INSTRUCTIONS FOR THE TASK — Repeat all the material exactly; pictures stay out of your copy.

MATERIAL —
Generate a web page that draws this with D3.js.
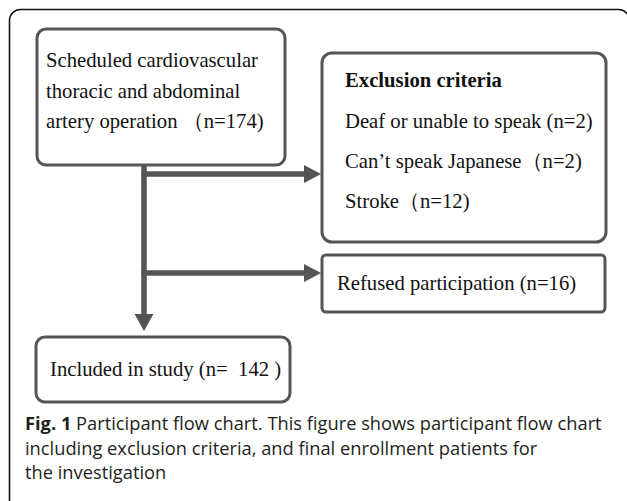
<!DOCTYPE html>
<html lang="en">
<head>
    <meta charset="UTF-8">
    <title>Participant flow chart</title>
    <script src="https://d3js.org/d3.v7.min.js"></script>
    <style>
        body {
            margin: 0;
            background-color: white;
        }
        text {
            white-space: pre;
        }
        .box-text {
            font-family: "Liberation Serif", "Times New Roman", serif;
            font-size: 20.7px;
            fill: #111;
        }
        .caption {
            font-family: "Open Sans", sans-serif;
            font-size: 18.3px;
            fill: #231f20;
        }
    </style>
</head>
<body>
    <div id="chart"></div>

    <script>
        // flow chart content
        const startLines = ["Scheduled cardiovascular", "thoracic and abdominal", "artery operation \uFF08n=174)"];
        const exclusionTitle = "Exclusion criteria";
        const exclusionItems = ["Deaf or unable to speak (n=2)", "Can\u2019t speak Japanese\uFF08n=2)", "Stroke\uFF08n=12)"];
        const refusedLabel = "Refused participation (n=16)";
        const includedLabel = "Included in study (n=  142 )";
        const captionLines = [
            ["Fig. 1", " Participant flow chart. This figure shows participant flow chart"],
            ["", "including exclusion criteria, and final enrollment patients for"],
            ["", "the investigation"]
        ];

        const W = 627, H = 501;
        const lineColor = "#555";

        const svg = d3.select("#chart")
            .append("svg")
            .attr("width", W)
            .attr("height", H);

        // outer frame (runs off the bottom/right of the picture)
        svg.append("rect")
            .attr("x", 9.5).attr("y", 9.5)
            .attr("width", 620).attr("height", 520)
            .attr("rx", 11)
            .attr("fill", "none")
            .attr("stroke", "#111")
            .attr("stroke-width", 1.6);

        const boxes = [
            { id: "start", x: 37, y: 29, w: 248, h: 136, r: 9 },
            { id: "excl", x: 322, y: 53, w: 284, h: 189, r: 10 },
            { id: "refused", x: 322, y: 255, w: 283, h: 57, r: 4 },
            { id: "included", x: 36, y: 337, w: 254, h: 65, r: 9 }
        ];

        svg.selectAll("rect.box")
            .data(boxes)
            .enter().append("rect")
            .attr("class", "box")
            .attr("x", d => d.x)
            .attr("y", d => d.y)
            .attr("width", d => d.w)
            .attr("height", d => d.h)
            .attr("rx", d => d.r)
            .attr("fill", "white")
            .attr("stroke", lineColor)
            .attr("stroke-width", 3);

        // connectors: trunk + two side arrows, heads drawn as triangles
        const trunkX = 144;
        const links = [
            { x1: trunkX, y1: 165, x2: trunkX, y2: 331 },
            { x1: trunkX - 2.5, y1: 174, x2: 321, y2: 174 },
            { x1: trunkX - 2.5, y1: 273, x2: 321, y2: 273 }
        ];
        const headLen = 17;
        svg.selectAll("line.link")
            .data(links)
            .enter().append("line")
            .attr("class", "link")
            .attr("x1", d => d.x1).attr("y1", d => d.y1)
            .attr("x2", d => d.x1 === d.x2 ? d.x2 : d.x2 - headLen + 2)
            .attr("y2", d => d.x1 === d.x2 ? d.y2 - headLen + 2 : d.y2)
            .attr("stroke", lineColor)
            .attr("stroke-width", 5.5);

        svg.selectAll("path.head")
            .data(links)
            .enter().append("path")
            .attr("class", "head")
            .attr("fill", lineColor)
            .attr("d", d => d.x1 === d.x2
                ? `M${d.x2 - 9.5},${d.y2 - headLen} L${d.x2 + 9.5},${d.y2 - headLen} L${d.x2},${d.y2} Z`
                : `M${d.x2 - headLen},${d.y2 - 9} L${d.x2 - headLen},${d.y2 + 9} L${d.x2},${d.y2} Z`);

        // start box text
        svg.selectAll("text.start")
            .data(startLines)
            .enter().append("text")
            .attr("class", "box-text start")
            .attr("x", 46)
            .attr("y", (d, i) => 67 + i * 30.5)
            .text(d => d);

        // exclusion criteria
        svg.append("text")
            .attr("class", "box-text")
            .attr("x", 345)
            .attr("y", 87)
            .style("font-weight", "bold")
            .text(exclusionTitle);

        svg.selectAll("text.excl")
            .data(exclusionItems)
            .enter().append("text")
            .attr("class", "box-text excl")
            .attr("x", 345)
            .attr("y", (d, i) => 127.5 + i * 40)
            .text(d => d);

        svg.append("text")
            .attr("class", "box-text")
            .attr("x", 337)
            .attr("y", 290)
            .text(refusedLabel);

        svg.append("text")
            .attr("class", "box-text")
            .attr("x", 50)
            .attr("y", 376)
            .text(includedLabel);

        // caption
        const cap = svg.selectAll("text.caption")
            .data(captionLines)
            .enter().append("text")
            .attr("class", "caption")
            .attr("x", 25)
            .attr("y", (d, i) => 430 + i * 24.5);
        cap.append("tspan")
            .style("font-weight", "bold")
            .text(d => d[0]);
        cap.append("tspan")
            .text(d => d[1]);
    </script>
</body>
</html>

IN RESPONSE —
Generate a web page that draws this with D3.js.
<!DOCTYPE html>
<html lang="en">
<head>
    <meta charset="UTF-8">
    <title>Participant flow chart</title>
    <script src="https://d3js.org/d3.v7.min.js"></script>
    <style>
        body {
            margin: 0;
            background-color: white;
        }
        text {
            white-space: pre;
        }
        .box-text {
            font-family: "Liberation Serif", "Times New Roman", serif;
            font-size: 20.7px;
            fill: #111;
        }
        .caption {
            font-family: "Open Sans", sans-serif;
            font-size: 18.3px;
            fill: #231f20;
        }
    </style>
</head>
<body>
    <div id="chart"></div>

    <script>
        // flow chart content
        const startLines = ["Scheduled cardiovascular", "thoracic and abdominal", "artery operation \uFF08n=174)"];
        const exclusionTitle = "Exclusion criteria";
        const exclusionItems = ["Deaf or unable to speak (n=2)", "Can\u2019t speak Japanese\uFF08n=2)", "Stroke\uFF08n=12)"];
        const refusedLabel = "Refused participation (n=16)";
        const includedLabel = "Included in study (n=  142 )";
        const captionLines = [
            ["Fig. 1", " Participant flow chart. This figure shows participant flow chart"],
            ["", "including exclusion criteria, and final enrollment patients for"],
            ["", "the investigation"]
        ];

        const W = 627, H = 501;
        const lineColor = "#555";

        const svg = d3.select("#chart")
            .append("svg")
            .attr("width", W)
            .attr("height", H);

        // outer frame (runs off the bottom/right of the picture)
        svg.append("rect")
            .attr("x", 9.5).attr("y", 9.5)
            .attr("width", 620).attr("height", 520)
            .attr("rx", 11)
            .attr("fill", "none")
            .attr("stroke", "#111")
            .attr("stroke-width", 1.6);

        const boxes = [
            { id: "start", x: 37, y: 29, w: 248, h: 136, r: 9 },
            { id: "excl", x: 322, y: 53, w: 284, h: 189, r: 10 },
            { id: "refused", x: 322, y: 255, w: 283, h: 57, r: 4 },
            { id: "included", x: 36, y: 337, w: 254, h: 65, r: 9 }
        ];

        svg.selectAll("rect.box")
            .data(boxes)
            .enter().append("rect")
            .attr("class", "box")
            .attr("x", d => d.x)
            .attr("y", d => d.y)
            .attr("width", d => d.w)
            .attr("height", d => d.h)
            .attr("rx", d => d.r)
            .attr("fill", "white")
            .attr("stroke", lineColor)
            .attr("stroke-width", 3);

        // connectors: trunk + two side arrows, heads drawn as triangles
        const trunkX = 144;
        const links = [
            { x1: trunkX, y1: 165, x2: trunkX, y2: 331 },
            { x1: trunkX - 2.5, y1: 174, x2: 321, y2: 174 },
            { x1: trunkX - 2.5, y1: 273, x2: 321, y2: 273 }
        ];
        const headLen = 17;
        svg.selectAll("line.link")
            .data(links)
            .enter().append("line")
            .attr("class", "link")
            .attr("x1", d => d.x1).attr("y1", d => d.y1)
            .attr("x2", d => d.x1 === d.x2 ? d.x2 : d.x2 - headLen + 2)
            .attr("y2", d => d.x1 === d.x2 ? d.y2 - headLen + 2 : d.y2)
            .attr("stroke", lineColor)
            .attr("stroke-width", 5.5);

        svg.selectAll("path.head")
            .data(links)
            .enter().append("path")
            .attr("class", "head")
            .attr("fill", lineColor)
            .attr("d", d => d.x1 === d.x2
                ? `M${d.x2 - 9.5},${d.y2 - headLen} L${d.x2 + 9.5},${d.y2 - headLen} L${d.x2},${d.y2} Z`
                : `M${d.x2 - headLen},${d.y2 - 9} L${d.x2 - headLen},${d.y2 + 9} L${d.x2},${d.y2} Z`);

        // start box text
        svg.selectAll("text.start")
            .data(startLines)
            .enter().append("text")
            .attr("class", "box-text start")
            .attr("x", 46)
            .attr("y", (d, i) => 67 + i * 30.5)
            .text(d => d);

        // exclusion criteria
        svg.append("text")
            .attr("class", "box-text")
            .attr("x", 345)
            .attr("y", 87)
            .style("font-weight", "bold")
            .text(exclusionTitle);

        svg.selectAll("text.excl")
            .data(exclusionItems)
            .enter().append("text")
            .attr("class", "box-text excl")
            .attr("x", 345)
            .attr("y", (d, i) => 127.5 + i * 40)
            .text(d => d);

        svg.append("text")
            .attr("class", "box-text")
            .attr("x", 337)
            .attr("y", 290)
            .text(refusedLabel);

        svg.append("text")
            .attr("class", "box-text")
            .attr("x", 50)
            .attr("y", 376)
            .text(includedLabel);

        // caption
        const cap = svg.selectAll("text.caption")
            .data(captionLines)
            .enter().append("text")
            .attr("class", "caption")
            .attr("x", 25)
            .attr("y", (d, i) => 430 + i * 24.5);
        cap.append("tspan")
            .style("font-weight", "bold")
            .text(d => d[0]);
        cap.append("tspan")
            .text(d => d[1]);
    </script>
</body>
</html>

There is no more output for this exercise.